What you should do:
Write the lines out exactly as they stand, from the one containing "Write the matplotlib code for this chart." through the one containing "plt.rcParams['mathtext.it'] = 'Liberation", and only those. Omit pictures.

%%

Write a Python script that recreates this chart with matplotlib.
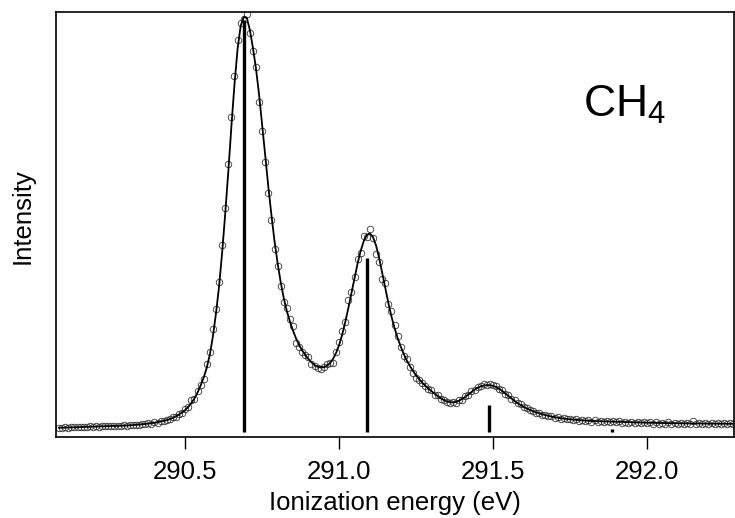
"""C 1s photoelectron spectrum of CH4 with vibrational fit and stick spectrum.

Output: out.png
"""
import matplotlib
matplotlib.use("Agg")
import matplotlib.pyplot as plt

plt.rcParams["font.family"] = ["Liberation Sans", "DejaVu Sans"]
plt.rcParams["mathtext.fontset"] = "custom"
plt.rcParams["mathtext.rm"] = "Liberation Sans"
plt.rcParams["mathtext.it"] = "Liberation Sans:italic"

# measured spectrum (eV, counts)
energy = [
    290.09, 290.10, 290.11, 290.12, 290.13, 290.14, 290.15, 290.16, 290.17, 290.18,
    290.19, 290.20, 290.21, 290.22, 290.23, 290.24, 290.25, 290.26, 290.27, 290.28,
    290.29, 290.30, 290.31, 290.32, 290.33, 290.34, 290.35, 290.36, 290.37, 290.38,
    290.39, 290.40, 290.41, 290.42, 290.43, 290.44, 290.45, 290.46, 290.47, 290.48,
    290.49, 290.50, 290.51, 290.52, 290.53, 290.54, 290.55, 290.56, 290.57, 290.58,
    290.59, 290.60, 290.61, 290.62, 290.63, 290.64, 290.65, 290.66, 290.67, 290.68,
    290.69, 290.70, 290.71, 290.72, 290.73, 290.74, 290.75, 290.76, 290.77, 290.78,
    290.79, 290.80, 290.81, 290.82, 290.83, 290.84, 290.85, 290.86, 290.87, 290.88,
    290.89, 290.90, 290.91, 290.92, 290.93, 290.94, 290.95, 290.96, 290.97, 290.98,
    290.99, 291.00, 291.01, 291.02, 291.03, 291.04, 291.05, 291.06, 291.07, 291.08,
    291.09, 291.10, 291.11, 291.12, 291.13, 291.14, 291.15, 291.16, 291.17, 291.18,
    291.19, 291.20, 291.21, 291.22, 291.23, 291.24, 291.25, 291.26, 291.27, 291.28,
    291.29, 291.30, 291.31, 291.32, 291.33, 291.34, 291.35, 291.36, 291.37, 291.38,
    291.39, 291.40, 291.41, 291.42, 291.43, 291.44, 291.45, 291.46, 291.47, 291.48,
    291.49, 291.50, 291.51, 291.52, 291.53, 291.54, 291.55, 291.56, 291.57, 291.58,
    291.59, 291.60, 291.61, 291.62, 291.63, 291.64, 291.65, 291.66, 291.67, 291.68,
    291.69, 291.70, 291.71, 291.72, 291.73, 291.74, 291.75, 291.76, 291.77, 291.78,
    291.79, 291.80, 291.81, 291.82, 291.83, 291.84, 291.85, 291.86, 291.87, 291.88,
    291.89, 291.90, 291.91, 291.92, 291.93, 291.94, 291.95, 291.96, 291.97, 291.98,
    291.99, 292.00, 292.01, 292.02, 292.03, 292.04, 292.05, 292.06, 292.07, 292.08,
    292.09, 292.10, 292.11, 292.12, 292.13, 292.14, 292.15, 292.16, 292.17, 292.18,
    292.19, 292.20, 292.21, 292.22, 292.23, 292.24, 292.25, 292.26, 292.27, 292.28,
]
counts = [
    44, 40, 47, 43, 49, 45, 52, 47, 53, 48,
    56, 51, 57, 52, 60, 55, 62, 56, 58, 64,
    59, 66, 61, 70, 66, 74, 70, 80, 76, 88,
    84, 95, 94, 109, 106, 124, 127, 146, 152, 182,
    192, 232, 248, 318, 330, 405, 470, 525, 680, 800,
    1030, 1230, 1500, 1870, 2240, 2680, 3150, 3560, 3920, 4090,
    4130, 4180, 3990, 3810, 3650, 3300, 3010, 2700, 2390, 2120,
    1830, 1660, 1460, 1300, 1235, 1130, 1060, 890, 850, 800,
    765, 745, 675, 660, 638, 628, 652, 675, 690, 692,
    800, 895, 1010, 1095, 1320, 1400, 1545, 1730, 1790, 1965,
    1950, 2030, 1940, 1775, 1700, 1525, 1490, 1275, 1210, 1065,
    955, 850, 760, 725, 650, 590, 540, 515, 488, 455,
    425, 415, 372, 365, 330, 318, 296, 285, 300, 292,
    318, 324, 360, 370, 408, 418, 452, 462, 475, 470,
    480, 468, 458, 425, 418, 380, 368, 330, 318, 285,
    276, 246, 240, 216, 214, 192, 190, 172, 174, 156,
    160, 143, 150, 132, 140, 126, 134, 118, 128, 113,
    124, 108, 119, 104, 116, 102, 112, 100, 113, 98,
    110, 96, 107, 93, 104, 92, 100, 88, 102, 87,
    98, 85, 96, 84, 97, 82, 94, 80, 95, 81,
    93, 79, 92, 80, 91, 78, 110, 82, 90, 77,
    91, 79, 88, 76, 90, 78, 88, 77, 86, 80,
]

# least-squares fit on the same energy grid
fit = [
    42, 43, 44, 45, 46, 47, 48, 49, 50, 51,
    52, 53, 54, 55, 56, 57, 58, 59, 60, 61,
    62, 63, 65, 67, 69, 71, 74, 77, 80, 84,
    88, 92, 98, 104, 111, 119, 129, 141, 156, 175,
    196, 220, 252, 290, 337, 395, 465, 545, 645, 775,
    960, 1190, 1460, 1800, 2190, 2610, 3060, 3480, 3830, 4060,
    4150, 4140, 4020, 3840, 3630, 3370, 3070, 2760, 2450, 2170,
    1910, 1690, 1500, 1340, 1210, 1105, 1015, 935, 870, 815,
    770, 730, 697, 670, 652, 645, 648, 662, 688, 730,
    790, 870, 975, 1100, 1240, 1390, 1540, 1685, 1810, 1910,
    1970, 1985, 1950, 1865, 1740, 1590, 1435, 1290, 1155, 1040,
    940, 855, 780, 715, 660, 610, 567, 528, 493, 463,
    435, 408, 383, 360, 338, 320, 306, 298, 296, 301,
    313, 330, 352, 376, 400, 423, 442, 456, 465, 469,
    468, 462, 450, 432, 410, 385, 360, 335, 311, 289,
    269, 251, 235, 221, 208, 196, 186, 177, 169, 161,
    154, 148, 143, 138, 134, 130, 127, 124, 121, 118,
    116, 114, 112, 110, 109, 108, 107, 106, 105, 104,
    103, 102, 101, 100, 99, 98, 97, 96, 95, 95,
    94, 93, 92, 92, 91, 90, 90, 89, 89, 88,
    88, 87, 87, 86, 86, 86, 85, 85, 85, 84,
    84, 84, 83, 83, 83, 83, 82, 82, 82, 82,
]

# vibrational progression (stick spectrum)
stick_energy = [290.692, 291.090, 291.488, 291.888]
stick_height = [4120, 1740, 270, 25]


def plot() -> None:
    fig = plt.figure(figsize=(7.35, 5.18), dpi=100)
    ax = fig.add_axes([0.0762, 0.1564, 0.9224, 0.8204])

    ax.plot(energy, counts, linestyle="none", marker="o", markersize=4.7,
            markerfacecolor="none", markeredgecolor="#333333", markeredgewidth=0.6,
            zorder=2)
    ax.plot(energy, fit, color="black", linewidth=1.3, zorder=3)
    ax.vlines(stick_energy, 0, stick_height, colors="black", linewidth=2.4,
              zorder=4)

    ax.set_xlim(290.080, 292.283)
    ax.set_ylim(-50, 4200)
    ax.set_xticks([290.5, 291.0, 291.5, 292.0])
    ax.set_xticklabels(["290.5", "291.0", "291.5", "292.0"])
    ax.set_yticks([])
    ax.tick_params(axis="x", direction="out", length=8.5, width=1.0,
                   labelsize=18.5, pad=8)
    for sp in ax.spines.values():
        sp.set_linewidth(1.2)

    ax.set_xlabel("Ionization energy (eV)", fontsize=18.5, labelpad=5)
    ax.set_ylabel("Intensity", fontsize=18.5)
    ax.yaxis.set_label_coords(-0.032, 0.52)
    ax.text(0.777, 0.753, "CH$_4$", transform=ax.transAxes, fontsize=32,
            ha="left", va="baseline")

    fig.savefig("out.png", dpi=100)
    plt.close(fig)


if __name__ == "__main__":
    plot()
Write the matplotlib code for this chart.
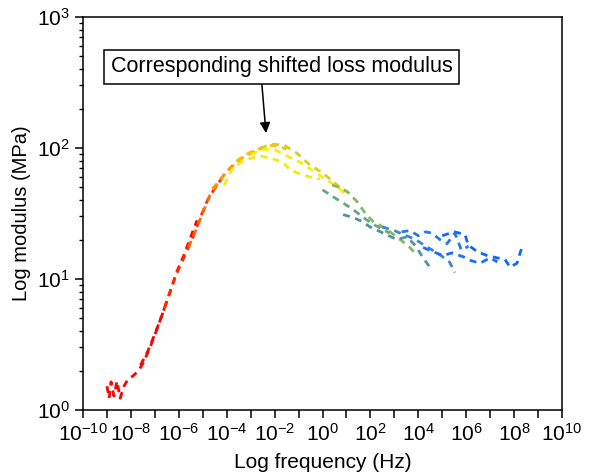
import numpy as np
import matplotlib
matplotlib.use("Agg")
import matplotlib.pyplot as plt
from matplotlib.ticker import FixedLocator, NullFormatter, LogLocator

plt.rcParams['font.family'] = ['Liberation Sans', 'DejaVu Sans']
plt.rcParams['mathtext.fontset'] = 'custom'
plt.rcParams['mathtext.rm'] = 'Liberation Sans'
plt.rcParams['mathtext.it'] = 'Liberation Sans'

# log10 of frequency (Hz) and loss modulus (MPa) for each shifted segment, low -> high frequency
f1 = [-9.0, -8.91, -8.83, -8.71, -8.58, -8.45, -8.29, -8.12, -7.91, -7.70, -7.49, -7.2, -6.9, -6.6]
g1 = [1.52, 1.23, 1.64, 1.28, 1.66, 1.23, 1.52, 1.72, 1.82, 1.98, 2.28, 3.0, 4.2, 6.0]
f2 = [-7.6, -7.3, -7.0, -6.7, -6.4, -6.1, -5.8, -5.5, -5.24]
g2 = [2.2, 2.8, 3.8, 5.3, 7.6, 11.2, 15, 21, 28]
f3 = [-6.6, -6.3, -6.0, -5.7, -5.4, -5.1, -4.8, -4.5, -4.2]
g3 = [6.0, 8.7, 12, 15.8, 21, 29.5, 40, 49, 59]
f4 = [-5.6, -5.3, -5.0, -4.7, -4.4, -4.1, -3.8, -3.5]
g4 = [17.4, 23.4, 32, 43.6, 52.5, 63, 72, 81]
f5 = [-4.6, -4.3, -4.0, -3.7, -3.4, -3.1, -2.8, -2.5]
g5 = [49, 56, 66, 74, 83, 89, 95, 100]
f6 = [-3.6, -3.3, -3.0, -2.7, -2.4, -2.1, -1.8, -1.5]
g6 = [79, 87, 93, 98, 102, 105, 102, 98]
f7 = [-4.1, -3.74, -3.24, -2.6, -2.1, -1.65, -1.36, -0.9, -0.52, -0.1]
g7 = [52, 71, 81, 87, 83, 78, 68, 63, 60, 58]
f8 = [-3.0, -2.5, -2.0, -1.5, -1.0, -0.5, 0.0, 0.5, 1.0]
g8 = [89, 98, 97, 87, 79, 69, 60, 52, 44]
f9 = [-2.6, -2.1, -1.6, -1.06, -0.52, -0.02, 0.31, 0.73, 1.06]
g9 = [100, 107, 105, 91, 74, 65, 58, 50, 46]
f10 = [0.4, 0.73, 1.06, 1.44, 1.77, 2.11, 2.4, 2.82, 3.24, 3.65, 3.95]
g10 = [52, 50, 46, 39, 32, 27.5, 25.7, 22.9, 20, 17.4, 15.1]
f11 = [0.0, 0.31, 0.86, 1.27, 1.65, 2.0, 2.4, 2.8]
g11 = [48, 44, 38, 34, 30, 27, 24.5, 22.4]
f12 = [0.86, 1.27, 1.65, 1.98, 2.53, 3.11, 3.53, 3.9, 4.2, 4.57]
g12 = [31, 29.5, 27.5, 25, 22.4, 20, 21, 17.8, 14.5, 11.7]
f13 = [2.5, 3.0, 3.5, 3.9, 4.3, 4.8, 5.3, 5.53]
g13 = [25, 23.4, 21.4, 20, 17.8, 15.8, 13.5, 11.2]
f14 = [3.3, 3.65, 4.0, 4.3, 4.57, 4.9, 5.2, 5.53, 5.8, 6.1]
g14 = [22.9, 23.4, 21.4, 22.9, 22.4, 20, 18.6, 22.4, 16.6, 17.8]
f15 = [4.2, 4.6, 5.03, 5.4, 5.87, 6.2, 6.58, 7.0, 7.3]
g15 = [17.4, 16.2, 15.1, 15.8, 14.8, 13.8, 13.2, 14.5, 13.5]
f16 = [5.0, 5.5, 5.95, 6.08, 6.45, 6.87, 7.29, 7.62, 7.83, 8.12, 8.25, 8.37]
g16 = [21.4, 22.9, 21.9, 18.2, 16.2, 15.1, 14.5, 14.1, 12.3, 13.2, 15.8, 18.2]

segments = [(f1, g1), (f2, g2), (f3, g3), (f4, g4), (f5, g5), (f6, g6), (f7, g7), (f8, g8),
            (f9, g9), (f10, g10), (f11, g11), (f12, g12), (f13, g13), (f14, g14), (f15, g15), (f16, g16)]
colors = ['#ff0000', '#ff0000', '#ff2a00', '#ff6a00', '#ff9a00', '#ffc000', '#f2ee00', '#ffee00',
          '#d0d030', '#88b860', '#6aa585', '#4f92a5', '#3f86c8', '#2a78e8', '#1a6dff', '#0f66ff']

x_exps = list(range(-10, 11))

fig = plt.figure(figsize=(5.93, 4.76), dpi=100)
ax = fig.add_axes([0.140, 0.1387, 0.8077, 0.8256])

for (f, g), c in zip(segments, colors):
    ax.plot(10.0 ** np.array(f), g, color=c, lw=2.0, ls=(0, (2.5, 2)))

ax.set_xscale('log')
ax.set_yscale('log')
ax.set_xlim(1e-10, 1e10)
ax.set_ylim(1, 1000)

ax.xaxis.set_major_locator(FixedLocator([10.0 ** e for e in x_exps]))
ax.set_xticklabels([r'$10^{%d}$' % e if e % 2 == 0 else '' for e in x_exps])
ax.xaxis.set_minor_locator(FixedLocator([]))
ax.yaxis.set_major_locator(FixedLocator([1, 10, 100, 1000]))
ax.set_yticklabels([r'$10^{%d}$' % e for e in range(4)])
ax.yaxis.set_minor_locator(LogLocator(base=10, subs=np.arange(2, 10)))
ax.yaxis.set_minor_formatter(NullFormatter())

ax.tick_params(which='major', direction='out', length=6, width=1.1, labelsize=15, top=False, right=False)
ax.tick_params(which='minor', direction='out', length=3, width=1.0, top=False, right=False)
for s in ax.spines.values():
    s.set_linewidth(1.1)

ax.set_xlabel('Log frequency (Hz)', fontsize=15, labelpad=6)
ax.set_ylabel('Log modulus (MPa)', fontsize=14.5, labelpad=4)

ax.annotate('Corresponding shifted loss modulus', xy=(10 ** -2.36, 130), xytext=(10 ** -1.7, 416),
            ha='center', va='center', fontsize=15.5,
            bbox=dict(boxstyle='square,pad=0.3', fc='white', ec='black', lw=1.1),
            arrowprops=dict(arrowstyle='-|>', color='black', lw=1.1, relpos=(0.44, 0), shrinkA=0, shrinkB=0))

fig.savefig('out.png', dpi=100)
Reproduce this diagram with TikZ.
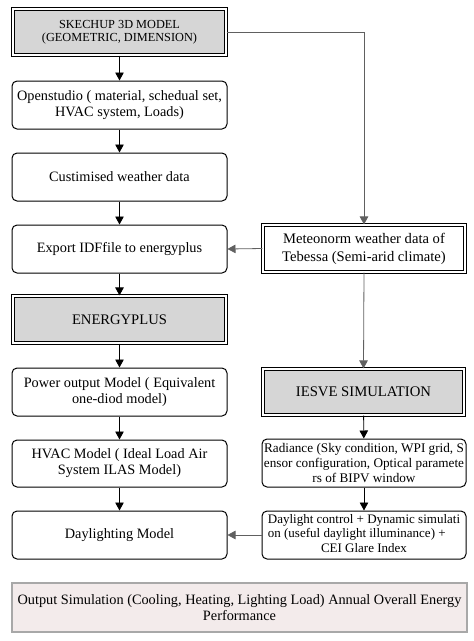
\documentclass[tikz,border=0pt]{standalone}
\usepackage{fontspec}
\setmainfont{Liberation Serif}
\usetikzlibrary{arrows.meta}
\definecolor{boxgray}{HTML}{D6D6D6}
\definecolor{outfill}{HTML}{F3EBEB}
\definecolor{outline}{HTML}{A8A8A8}
\definecolor{lnk}{HTML}{606060}
\tikzset{
  base/.style={minimum height=48pt, inner sep=0pt, align=center, font=\fontsize{14.3}{16}\selectfont},
  lbox/.style={base, draw, line width=1pt, rounded corners=5pt, minimum width=215pt},
  rbox/.style={base, draw, line width=1pt, rounded corners=5pt, minimum width=204pt},
  dbox/.style={base, draw, line width=1.1pt, double=white, double distance=1.6pt, fill=boxgray},
  wbox/.style={base, draw, line width=1.1pt, double=white, double distance=1.6pt, fill=white},
  arr/.style={line width=0.9pt, -{Triangle[length=8pt,width=8.5pt]}},
  garr/.style={draw=lnk, line width=0.8pt, -{Triangle[length=8pt,width=8.5pt]}},
}
\begin{document}
\begin{tikzpicture}[x=1pt,y=-1pt]
\useasboundingbox (0,0) rectangle (474,641);
\node[dbox, minimum width=213pt, minimum height=46pt, font=\fontsize{12.3}{13.5}\selectfont] (sk) at (119.5,32) {SKECHUP 3D MODEL\\(GEOMETRIC, DIMENSION)};
\node[lbox] (os) at (119.5,105) {Openstudio ( material, schedual set,\\HVAC system, Loads)};
\node[lbox] (cw) at (119.5,177) {Custimised weather data};
\node[lbox] (ex) at (119.5,249) {Export IDFfile to energyplus};
\node[dbox, minimum width=213pt, minimum height=47pt, font=\fontsize{14.6}{16}\selectfont] (ep) at (119.5,319.5) {ENERGYPLUS};
\node[lbox] (po) at (119.5,392) {Power output Model ( Equivalent\\one-diod model)};
\node[lbox, minimum height=47pt] (hv) at (119.5,463.5) {HVAC Model ( Ideal Load Air\\System ILAS Model)};
\node[lbox] (dm) at (119.5,535) {Daylighting Model};
\node[wbox, minimum width=202pt, minimum height=47pt, font=\fontsize{14.6}{18}\selectfont] (mt) at (364,248.5) {Meteonorm weather data of\\Tebessa (Semi-arid climate)};
\node[dbox, minimum width=201pt, minimum height=46pt, font=\fontsize{14.7}{16}\selectfont] (ie) at (363.5,392) {IESVE SIMULATION};
\node[rbox, font=\fontsize{13.2}{14.7}\selectfont] (ra) at (364,463) {Radiance (Sky condition, WPI grid, S\\ensor configuration, Optical paramete\\rs of BIPV window};
\node[rbox, font=\fontsize{13}{14.3}\selectfont] (dc) at (364,535) {\begin{tabular}{@{}l@{}}Daylight control + Dynamic simulati\\on (useful daylight illuminance) +\\\multicolumn{1}{@{}c@{}}{CEI Glare Index}\end{tabular}};
\node[draw=outline, line width=2.6pt, fill=outfill, minimum width=455pt, minimum height=49pt, inner sep=0pt, align=center, font=\fontsize{14.3}{16}\selectfont] (out) at (239.5,607.5) {Output Simulation (Cooling, Heating, Lighting Load) Annual Overall Energy\\Performance};
\draw[arr] (sk) -- (os);
\draw[arr] (os) -- (cw);
\draw[arr] (cw) -- (ex);
\draw[arr] (ex) -- (ep);
\draw[arr] (ep) -- (po);
\draw[arr] (po) -- (hv);
\draw[arr] (hv) -- (dm);
\draw[garr] (sk.east) -| (mt.north);
\draw[garr] (mt.west) -- (ex.east);
\draw[garr] (mt.south) -- (ie.north);
\draw[arr] (ie) -- (ra);
\draw[arr] (ra) -- (dc);
\draw[garr] (dc.west) -- (dm.east);
\end{tikzpicture}
\end{document}
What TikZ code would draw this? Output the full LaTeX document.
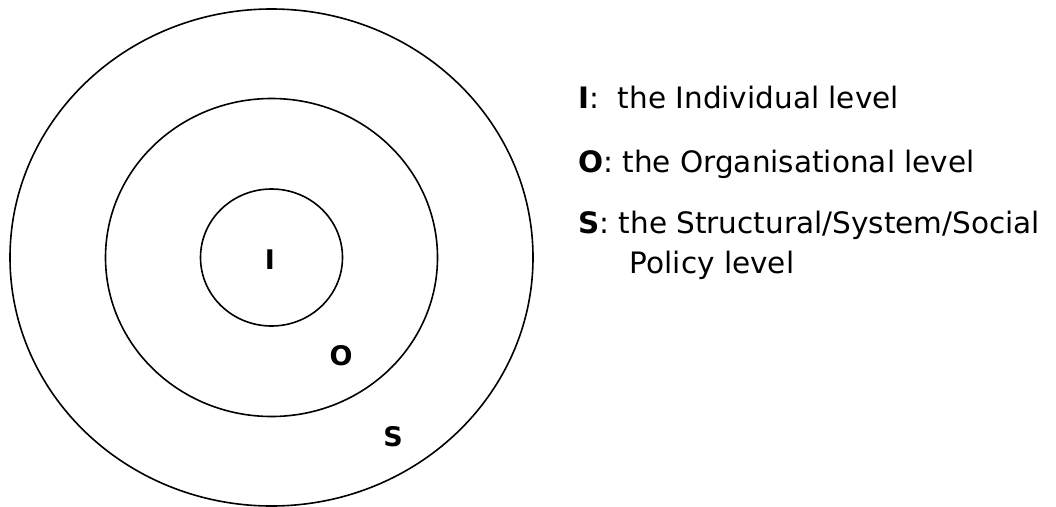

%%

Exercise answer:
Write the matplotlib code for this chart.
import numpy as np
import matplotlib
matplotlib.use("Agg")
import matplotlib.pyplot as plt
from matplotlib.ticker import FixedLocator, NullFormatter, LogLocator

plt.rcParams['font.family'] = ['Liberation Sans', 'DejaVu Sans']
plt.rcParams['mathtext.fontset'] = 'custom'
plt.rcParams['mathtext.rm'] = 'Liberation Sans'
plt.rcParams['mathtext.it'] = 'Liberation Sans'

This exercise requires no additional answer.